= WHAT IS BEING ASKED =
Exactly as written, retype the listing below, omitting the pictures.

= RAW DATA =
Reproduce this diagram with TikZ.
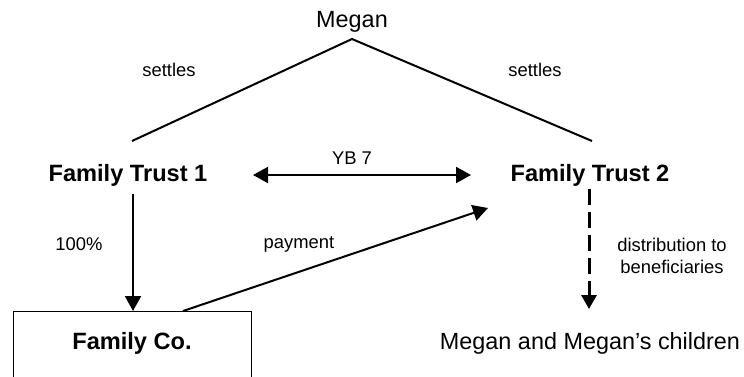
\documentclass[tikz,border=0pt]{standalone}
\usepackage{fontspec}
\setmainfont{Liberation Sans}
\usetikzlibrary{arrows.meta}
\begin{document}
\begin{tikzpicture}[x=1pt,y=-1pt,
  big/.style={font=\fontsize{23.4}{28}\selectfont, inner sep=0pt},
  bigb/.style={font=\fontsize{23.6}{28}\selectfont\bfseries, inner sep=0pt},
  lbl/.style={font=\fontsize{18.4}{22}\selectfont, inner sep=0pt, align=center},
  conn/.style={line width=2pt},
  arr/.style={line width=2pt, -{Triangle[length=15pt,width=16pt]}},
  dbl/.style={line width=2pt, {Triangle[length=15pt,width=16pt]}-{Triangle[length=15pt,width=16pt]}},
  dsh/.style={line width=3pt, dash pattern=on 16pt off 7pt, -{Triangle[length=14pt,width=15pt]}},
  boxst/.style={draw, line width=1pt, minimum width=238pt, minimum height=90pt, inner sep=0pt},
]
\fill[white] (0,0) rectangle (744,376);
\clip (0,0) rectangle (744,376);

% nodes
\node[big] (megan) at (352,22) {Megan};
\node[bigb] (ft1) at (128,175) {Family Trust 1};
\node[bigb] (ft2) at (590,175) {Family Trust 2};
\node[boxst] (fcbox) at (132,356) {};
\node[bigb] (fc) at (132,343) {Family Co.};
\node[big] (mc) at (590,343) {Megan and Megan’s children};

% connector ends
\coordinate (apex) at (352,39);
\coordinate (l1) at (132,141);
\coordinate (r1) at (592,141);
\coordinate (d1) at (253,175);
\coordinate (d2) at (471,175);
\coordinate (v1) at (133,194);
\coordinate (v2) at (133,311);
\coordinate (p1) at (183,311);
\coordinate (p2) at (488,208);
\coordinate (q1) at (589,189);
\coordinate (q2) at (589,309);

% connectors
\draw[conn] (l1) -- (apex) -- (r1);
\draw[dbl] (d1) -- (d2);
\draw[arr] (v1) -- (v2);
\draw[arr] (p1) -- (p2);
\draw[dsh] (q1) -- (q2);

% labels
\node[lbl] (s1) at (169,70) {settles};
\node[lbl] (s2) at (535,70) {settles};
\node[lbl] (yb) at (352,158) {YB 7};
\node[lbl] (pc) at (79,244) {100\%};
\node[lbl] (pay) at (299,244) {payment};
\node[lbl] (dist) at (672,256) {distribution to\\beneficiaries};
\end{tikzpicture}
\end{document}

= REPLY =
Reproduce this diagram with TikZ.
\documentclass[tikz,border=0pt]{standalone}
\usepackage{fontspec}
\setmainfont{Liberation Sans}
\usetikzlibrary{arrows.meta}
\begin{document}
\begin{tikzpicture}[x=1pt,y=-1pt,
  big/.style={font=\fontsize{23.4}{28}\selectfont, inner sep=0pt},
  bigb/.style={font=\fontsize{23.6}{28}\selectfont\bfseries, inner sep=0pt},
  lbl/.style={font=\fontsize{18.4}{22}\selectfont, inner sep=0pt, align=center},
  conn/.style={line width=2pt},
  arr/.style={line width=2pt, -{Triangle[length=15pt,width=16pt]}},
  dbl/.style={line width=2pt, {Triangle[length=15pt,width=16pt]}-{Triangle[length=15pt,width=16pt]}},
  dsh/.style={line width=3pt, dash pattern=on 16pt off 7pt, -{Triangle[length=14pt,width=15pt]}},
  boxst/.style={draw, line width=1pt, minimum width=238pt, minimum height=90pt, inner sep=0pt},
]
\fill[white] (0,0) rectangle (744,376);
\clip (0,0) rectangle (744,376);

% nodes
\node[big] (megan) at (352,22) {Megan};
\node[bigb] (ft1) at (128,175) {Family Trust 1};
\node[bigb] (ft2) at (590,175) {Family Trust 2};
\node[boxst] (fcbox) at (132,356) {};
\node[bigb] (fc) at (132,343) {Family Co.};
\node[big] (mc) at (590,343) {Megan and Megan’s children};

% connector ends
\coordinate (apex) at (352,39);
\coordinate (l1) at (132,141);
\coordinate (r1) at (592,141);
\coordinate (d1) at (253,175);
\coordinate (d2) at (471,175);
\coordinate (v1) at (133,194);
\coordinate (v2) at (133,311);
\coordinate (p1) at (183,311);
\coordinate (p2) at (488,208);
\coordinate (q1) at (589,189);
\coordinate (q2) at (589,309);

% connectors
\draw[conn] (l1) -- (apex) -- (r1);
\draw[dbl] (d1) -- (d2);
\draw[arr] (v1) -- (v2);
\draw[arr] (p1) -- (p2);
\draw[dsh] (q1) -- (q2);

% labels
\node[lbl] (s1) at (169,70) {settles};
\node[lbl] (s2) at (535,70) {settles};
\node[lbl] (yb) at (352,158) {YB 7};
\node[lbl] (pc) at (79,244) {100\%};
\node[lbl] (pay) at (299,244) {payment};
\node[lbl] (dist) at (672,256) {distribution to\\beneficiaries};
\end{tikzpicture}
\end{document}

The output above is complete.